Der jeweils gewählte Ort ist somit Ausgangspunkt und Ziel zugleich der zeichnerischen Aneignung Heike
Webers, was aber von diesen Räumen bleibt, hat mit Klarheit und überschaubarkeit weit weniger zu tun
als mit einem permanent sich erweiternden und entgrenzenden Gefüge aus Raum und Bewegung. Webers Räume
sind vor allem subtil inszenierte Labyrinthe, in denen die beharrlich über den Raum sich ausdehnende
Geste in ein Netzhaut und Gleichgewichtssinn torpedierendes Feuerwerk umschlägt.
In der im Jahre 2000 entstanden Arbeit „white out“ verwandelt sich die Wände des Ausstellungsraumes
in ein filigranes Panorama aus Wäscheleinen und Stecknadeln, eine skurrile Abwicklung endloser Bergketten,
die zwischen Zeichnung und Bildträger eine faszinierende Schattenzone bildet: Eine hintergründiges
Sehangebot im Weitwinkelformat, das es dem Betrachter überlässt, ob er die traumverloren mäandernden
Endlosschlaufen als topografische Ortsbeschreibung nutzt oder das Panorama in seine autonomen Bestandteile
auflöst – Nadeln und unterschiedliche lange Leinenstücke. Ergänzt wird dieses Bild der Bergwelt im Geiste
der Wäscheleine durch ein Video, das eine Skiabfahrt aus der Sicht des Körpers, d.h. aufgenommen mit einer
mitgeführten Kamera, zeigt. Der Betrachter, der sich auch hier mitten im Bild wiederfindet, erfährt so
quasi im Selbstversuch wiederum jene eminent körperliche Qualität, die dem der zeichnerischen (Er)Fassung
der Welt verpflichteten Werk Webers immer zueigen ist.

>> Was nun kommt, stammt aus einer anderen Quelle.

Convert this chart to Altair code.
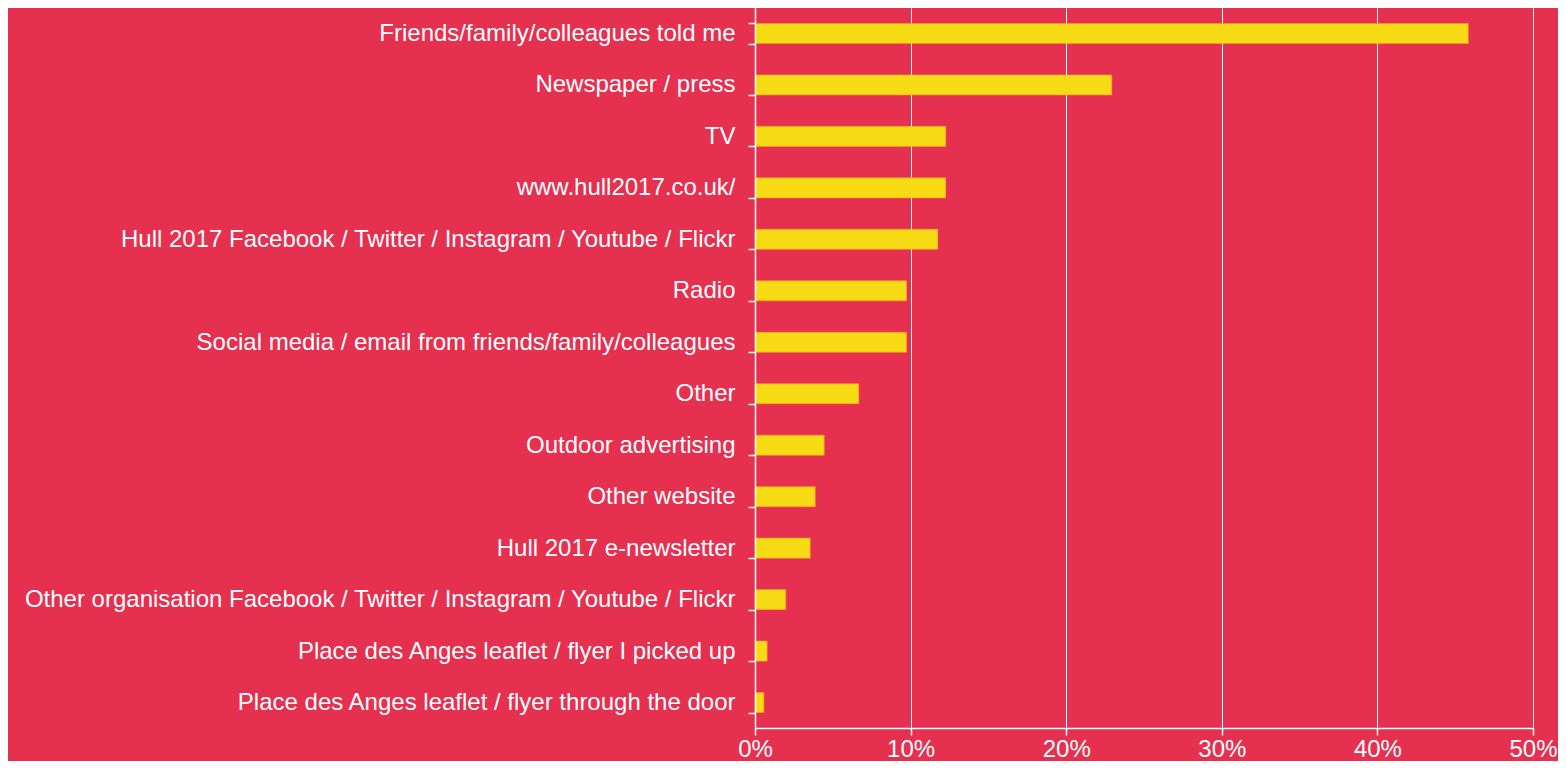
import altair as alt
import pandas as pd

categories = [
    "Friends/family/colleagues told me",
    "Newspaper / press",
    "TV",
    "www.hull2017.co.uk/",
    "Hull 2017 Facebook / Twitter / Instagram / Youtube / Flickr",
    "Radio",
    "Social media / email from friends/family/colleagues",
    "Other ",
    "Outdoor advertising",
    "Other website ",
    "Hull 2017 e-newsletter",
    "Other organisation Facebook / Twitter / Instagram / Youtube / Flickr ",
    "Place des Anges leaflet / flyer I picked up",
    "Place des Anges leaflet / flyer through the door",
]
values = [0.4584, 0.2293, 0.1226, 0.1226, 0.1175, 0.0974, 0.0974, 0.0667,
          0.0445, 0.0387, 0.0355, 0.0198, 0.0078, 0.0057]

df = pd.DataFrame({"source": categories, "share": values})

BG = "#E6304F"
YELLOW = "#F7DC15"

chart = (
    alt.Chart(df)
    .mark_bar(color=YELLOW, stroke="#F29A2E", strokeWidth=0.6)
    .encode(
        y=alt.Y(
            "source:N",
            sort=categories,
            title=None,
            scale=alt.Scale(paddingInner=0.61, paddingOuter=0.3),
            axis=alt.Axis(
                tickBand="extent",
                domainColor="white",
                domainWidth=1.5,
                tickColor="white",
                tickWidth=1.5,
                tickSize=7,
                labelColor="white",
                labelFont="Liberation Sans",
                labelFontSize=24,
                labelPadding=13,
                labelLimit=0,
                grid=False,
                zindex=1,
            ),
        ),
        x=alt.X(
            "share:Q",
            title=None,
            scale=alt.Scale(domain=[0, 0.5], nice=False),
            axis=alt.Axis(
                format=".0%",
                values=[0, 0.1, 0.2, 0.3, 0.4, 0.5],
                domainColor="white",
                domainWidth=1.5,
                tickColor="white",
                tickWidth=1.5,
                tickSize=7,
                gridColor="white",
                gridWidth=1,
                gridOpacity=1,
                labelColor="white",
                labelFont="Liberation Sans",
                labelFontSize=24,
                labelPadding=2,
                labelFlush=False,
            ),
        ),
        tooltip=["source", alt.Tooltip("share:Q", format=".1%")],
    )
    .properties(
        width=778,
        height=720,
        background=BG,
        autosize=alt.AutoSizeParams(type="none"),
        padding={"left": 747, "top": 0, "right": 25, "bottom": 33},
    )
    .configure_view(stroke=None)
)

chart.save("out.html", embed_options={"renderer": "svg", "actions": False})
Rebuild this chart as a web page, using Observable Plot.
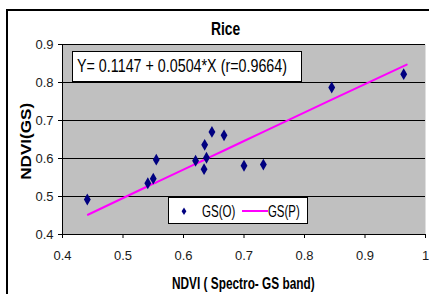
<!DOCTYPE html>
<html>
<head>
<meta charset="utf-8">
<script src="https://cdn.jsdelivr.net/npm/d3@7"></script>
<script src="https://cdn.jsdelivr.net/npm/@observablehq/plot@0.6"></script>
<style>
  html, body { margin: 0; padding: 0; background: #fff; overflow: hidden; }
  #wrap { position: relative; width: 429px; height: 294px; overflow: hidden; font-family: "Liberation Sans", Arial, sans-serif; color: #000; }
  #frame { position: absolute; left: 6px; top: 9px; width: 600px; height: 600px; border: 2px solid #000; box-sizing: border-box; }
  #chart { position: absolute; left: 0; top: 0; }
  .abs { position: absolute; white-space: nowrap; }
  .box { position: absolute; background: #fff; border: 1px solid #000; box-sizing: border-box; }
</style>
</head>
<body>
<div id="wrap">
  <div id="frame"></div>
  <div id="chart"></div>
</div>
<script>
const title = "Rice";
const xLabel = "NDVI ( Spectro- GS band)";
const yLabel = "NDVI(GS)";
const equation = "Y= 0.1147 + 0.0504*X (r=0.9664)";
const seriesNames = ["GS(O)", "GS(P)"];

const xObs = [0.441, 0.541, 0.550, 0.555, 0.620, 0.634, 0.635, 0.638, 0.647, 0.667, 0.700, 0.732, 0.845, 0.964];
const yObs = [0.492, 0.535, 0.547, 0.597, 0.594, 0.572, 0.636, 0.602, 0.670, 0.661, 0.581, 0.584, 0.787, 0.822];
const xPred = [0.442, 0.541, 0.550, 0.555, 0.620, 0.634, 0.635, 0.638, 0.647, 0.667, 0.700, 0.732, 0.845, 0.969];
const yPred = [0.452, 0.527, 0.534, 0.537, 0.586, 0.596, 0.597, 0.599, 0.606, 0.621, 0.646, 0.670, 0.755, 0.847];

const xTicks = [0.4, 0.5, 0.6, 0.7, 0.8, 0.9, 1];
const xTickLabels = ["0.4", "0.5", "0.6", "0.7", "0.8", "0.9", "1"];
const yTicks = [0.4, 0.5, 0.6, 0.7, 0.8, 0.9];
const yTickLabels = ["0.4", "0.5", "0.6", "0.7", "0.8", "0.9"];
const yGrid = [0.5, 0.6, 0.7, 0.8, 0.9];

const obs = xObs.map((x, i) => ({x, y: yObs[i]}));
const pred = xPred.map((x, i) => ({x, y: yPred[i]}));

const chart = Plot.plot({
  width: 429,
  height: 294,
  marginLeft: 62,
  marginRight: 4,
  marginTop: 44,
  marginBottom: 60,
  style: {background: "transparent", fontFamily: "Liberation Sans, Arial, sans-serif", fontSize: "13px", color: "#1a1a1a"},
  x: {domain: [0.4, 1], range: [62, 425]},
  y: {domain: [0.4, 0.9]},
  marks: [
    Plot.frame({fill: "#c0c0c0", stroke: null}),
    Plot.ruleY(yGrid, {stroke: "#000", strokeWidth: 1}),
    Plot.ruleY([0.4], {stroke: "#000", strokeWidth: 1}),
    Plot.ruleX([0.4], {stroke: "#000", strokeWidth: 1}),
    Plot.axisX({ticks: xTicks, tickFormat: (d, i) => xTickLabels[i], tickSize: 4, tickPadding: 12, label: null, fontSize: 13, stroke: "#000"}),
    Plot.axisY({ticks: yTicks, tickFormat: (d, i) => yTickLabels[i], tickSize: 4, tickPadding: 5, label: null, fontSize: 13, stroke: "#000"}),
    Plot.line(pred, {x: "x", y: "y", stroke: "#ff00ff", strokeWidth: 2}),
    Plot.dot(obs, {x: "x", y: "y", symbol: "diamond", r: 3.6, fill: "#000080", stroke: null})
  ]
});
document.getElementById("chart").appendChild(chart);

const wrap = document.getElementById("wrap");

function box(left, top, width, height) {
  const d = document.createElement("div");
  d.className = "box";
  Object.assign(d.style, {left: left + "px", top: top + "px", width: width + "px", height: height + "px"});
  wrap.appendChild(d);
  return d;
}

// text placed by its left edge, target width and baseline; squeezed horizontally like the reference
function fitText(text, {left, width, baseline, size, bold = false, rotate = false, cx, cy}) {
  const d = document.createElement("div");
  d.className = "abs";
  d.style.fontSize = size + "px";
  d.style.lineHeight = size + "px";
  d.style.fontWeight = bold ? "bold" : "normal";
  const s = document.createElement("span");
  s.textContent = text;
  s.style.display = "inline-block";
  s.style.transformOrigin = "0 0";
  d.appendChild(s);
  wrap.appendChild(d);
  const w = s.getBoundingClientRect().width;
  s.style.transform = `scaleX(${width / w})`;
  if (!rotate) {
    d.style.left = left + "px";
    d.style.top = (baseline - 0.8465 * size) + "px";
  } else {
    const oy = 0.488 * size;
    d.style.left = (cx - width / 2) + "px";
    d.style.top = (cy - oy) + "px";
    d.style.width = width + "px";
    d.style.transformOrigin = `${width / 2}px ${oy}px`;
    d.style.transform = "rotate(-90deg)";
  }
  return d;
}

fitText(title, {left: 210.7, width: 29.3, baseline: 35, size: 18, bold: true});
fitText(xLabel, {left: 172.3, width: 142.7, baseline: 290, size: 16, bold: true});
fitText(yLabel, {width: 77, size: 15, bold: true, rotate: true, cx: 25.5, cy: 141.5});

box(72, 50.7, 229.7, 31.3);
fitText(equation, {left: 77, width: 210, baseline: 72.7, size: 18.5});

box(168, 197, 140, 27);
const sym = document.createElementNS("http://www.w3.org/2000/svg", "svg");
sym.setAttribute("width", "12");
sym.setAttribute("height", "10");
sym.style.position = "absolute";
sym.style.left = "178px";
sym.style.top = "206px";
sym.innerHTML = `<path d="M6,1.5 L8.4,5.3 L6,9.1 L3.6,5.3 Z" fill="#000080"/><line x1="0" y1="0" x2="0" y2="0"/>`;
wrap.appendChild(sym);
const ln = document.createElementNS("http://www.w3.org/2000/svg", "svg");
ln.setAttribute("width", "26");
ln.setAttribute("height", "4");
ln.style.position = "absolute";
ln.style.left = "242px";
ln.style.top = "209px";
ln.innerHTML = `<line x1="0" y1="2" x2="26" y2="2" stroke="#ff00ff" stroke-width="2"/>`;
wrap.appendChild(ln);
fitText(seriesNames[0], {left: 202.3, width: 33.4, baseline: 217, size: 16.3});
fitText(seriesNames[1], {left: 268.3, width: 31.7, baseline: 217, size: 16.3});
</script>
</body>
</html>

Was als zeichnerisch, raumgreifende Unternehmung ihren Ursprung nahm, gewinnt so immer weiter an
illusionistischer Dynamik. Die Wände geraten in ins Schwingen und die eingangs berufenen Körper scheinen
tatsächlich den Boden unter den Füßen zu verlieren. ähnlich wie in „white out“ werden in Arbeiten wie
„Ikarus“ im Kunstmuseum Bonn oder der eigens für Baden-Baden entstandenen „Fliegenden Frau“ aus mit
viel Lust am zeichnerischen Schwung auf Papier aufgetragener Fingerfarbe ephemere, himmelwärts strebende
Figuren, die auf dünnen Nadeln hängend die Wand besetzen: Der Betrachter findet sich der Tradition barocker
Deckengemälde folgend in einem perspektivischen Taumel wieder, der ganze Räume in Bewegung versetzt und
mit einer einfachen Verschiebung des Augpunktes den Ort und seine Wahrnehmung neu formuliert.